Thursday, October 18, 2012

PHL investment-grade hopes dim

Some of the country’s weak fiscal underpinnings and the perception that President Aquino’s reform momentum has stalled have prompted the sovereign ratings firm Standard & Poor’s (S&P) to cite potential delay in the country’s bid to attain investment-grade status.
The hoped-for credit upgrade, which would make future foreign borrowings significantly cheaper than possible right now, may be delayed as long as two-and-a-half years.
In a report originating from its Singapore offices on Thursday, S&P cited the country’s “weak fiscal profile and high interest burden on its public debt” as potentially damaging to the country’s bid for investment-grade status.
Such weakness was attributed to the country’s “narrow revenue base and the large portion of expensive commercial debt,” which act as the proverbial Damocles sword ready to swing down and cut short the search for a more prestigious standing among countries generating part of their funding requirements from overseas markets.
While the Philippines does not seek foreign funds for now, a credit upgrade would help elevate the country’s status as borrower of good standing and help highlight its macroeconomic achievements, as well.
But according to S&P, the Philippines and neighboring Indonesia “both have some weaknesses to address before they are likely to break into the investment-grade rating category.”
“For both sovereigns, low per-capita income levels remain a rating constraint. The wealth levels in Indonesia and the Philippines imply a low revenue base for the government to draw on, significant human and physical capital shortcomings, and hence, less fiscal and political flexibility to modify policy to avoid default in the event of adverse economic developments,” S&P said.
This has particular significance, for example, to current efforts by President Aquino to generate more excise revenue from the alcohol and tobacco industries, efforts acknowledged to have been at risk of serious revenue erosion based on the quality of legislative proposals at various stages of deliberation in the halls of Congress at present.

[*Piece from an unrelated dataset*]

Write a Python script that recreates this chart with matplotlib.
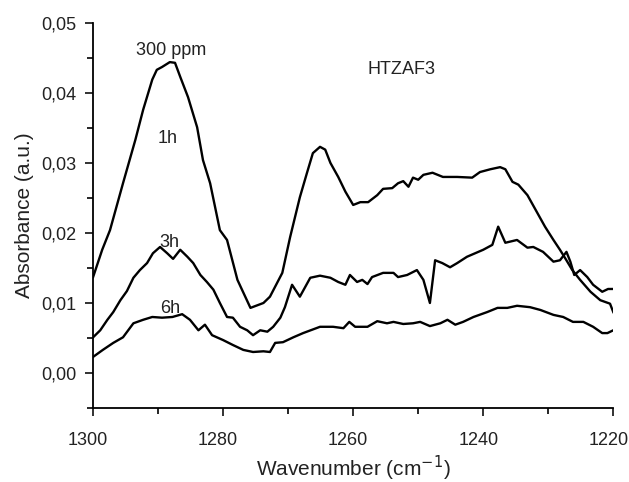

Finance Secretary Cesar V. Purisima has pushed for P60-billion annual incremental revenues from excisable products, for instance, but had to fight in recent days for a potentially larger tax take as his prime supporter in the Senate came up with an excise plan significantly inferior to what they had in mind.
Purisima and others in the President’s Cabinet economic cluster fear the allegedly watered-down excise plan proposed in the Senate would undermine the reform momentum, thus far attained and have fought for its revision.
S&P noted the improvements in the country’s political backdrop and policy settings led it to raise the country’s sovereign rating to “BB+” from “BB” in July this year, putting it a notch short of investment grade, or from a rating of “BBB-” and above.
“The stable outlook on the Philippines indicates that risks to the ratings are balanced,” S&P analyst Agost Benard said.
“The Philippines has narrowed its fiscal deficits, lessened its reliance on foreign savings, and rationalized the public sector. A more conducive political setting has replaced the turbulent and obstructionist environment that prevailed for well over a decade,” he said.